No longer strangers in a strange land
The welders live in a five-bedroom house within walking distance of Souch Campus. They share their home, their workspace, and sometimes, a longing for friends and family back home.
“They’ve all had their moments,” says Mena, who can tell when homesickness hits them. He too was a newcomer to this country, arriving from Chile in 1976. He’s encouraged them to try something uniquely Canadian each weekend, like eating poutine, or going to a NAIT Ooks basketball or hockey game. They’re already enamored with West Edmonton Mall, he adds.
“We are a family; for real … We take care of each other.”
“He’s like a father to us,” says Dayankrah.
His fellow students, who were all strangers to each other before they were chosen for the program, have become more than friends.
“We are a family, for real,” he says. “We take care of each other.”
Other Petroleum Commission training programs
The Petroleum Commission, which is responsible for regulating, monitoring and managing all the Ghana’s oil and gas exploration and production, is not taking anything to chance, as long as local content participation in the country’s oil and gas sector is concerned.
Aside from this welding training program in Canada, the Commission has also collaborated with Saiwest Limited, an integrated service company in oil and gas industry, to train over 20 Ghanaians across the country as welders at a facility in Takoradi.
In January 2019, MODEC Production Services Ghana JV Limited (MPSG), a Japanese firm supported 16 Ghanaian nationals to travel Brazil and learn from best practices and impact the knowledge acquired to the country’s upstream sector.

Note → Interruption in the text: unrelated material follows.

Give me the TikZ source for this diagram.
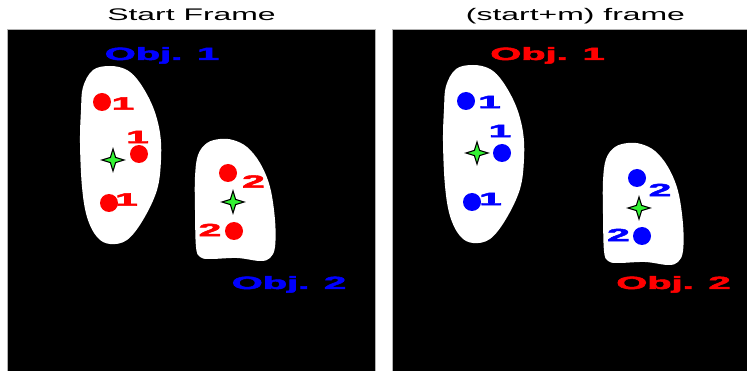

The beneficiaries were selected from different departments in the extractive sector and spent six months to get hands-on training in Floating Production Storage and Offloading (FPSOs).
They were trained in FPOSs maintenance, operations, and management and upon their return to Ghana; the trainees are expected to impact their knowledge to others in the country’s oil and gas sector, with the aim of building a much stronger local content for the nation.